The Mark Rothko Foundation has presented 89 paintings and works on paper by the late Abstract Expressionist Mark Rothko to 31 museums nationwide, including two Washington institutions, as part of the foundation's planned dissolution, foundation president Donald Blinken has announced.

Sometime next fall, the National Gallery of Art, as announced last year, will receive the bulk of the foundation's collection: 285 paintings and 550 studies. Included in this latest announcement from the foundation, established shortly before the artist's death in 1959, are the National Museum of American Art and the Phillips Collection.

One hundred and fifty museums were considered for gifts, and the foundation's selections were based upon the museums' interest in contemporary art, facilities, location and attendance. Rothko originally stated that his work was best appreciated when exhibited in groups, and the foundation, which spent three years on the selection process, gave priority to museums that already owned Rothko works.

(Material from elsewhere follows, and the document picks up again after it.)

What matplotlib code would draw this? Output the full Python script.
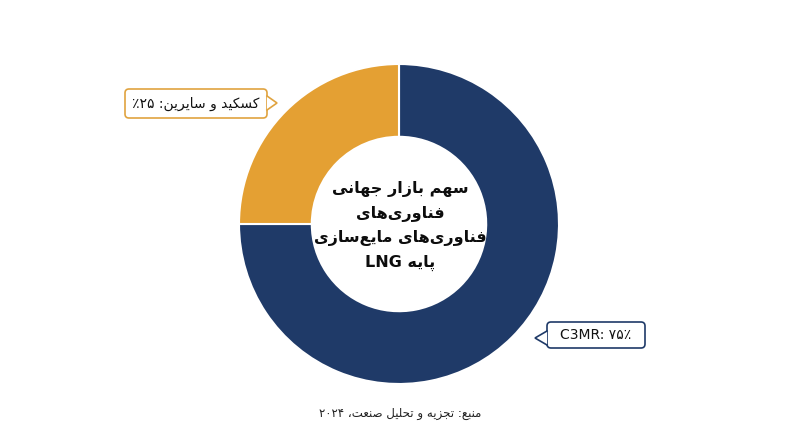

The National Museum of American Art will be the recipient of one circa 1930 canvas, painted while Rothko was working for the Work Projects Administration. A spokesman for the museum could not be reached for comment.

The Phillips Collection will be given a 1940s surreal watercolor and a 1960s work on paper. "We're delighted to receive these from the Rothko foundation," a Phillips spokesman said. "It's a reflection of the kind of recognition that Duncan Phillips gave Rothko when he set up the Mark Rothko room in the early '60s."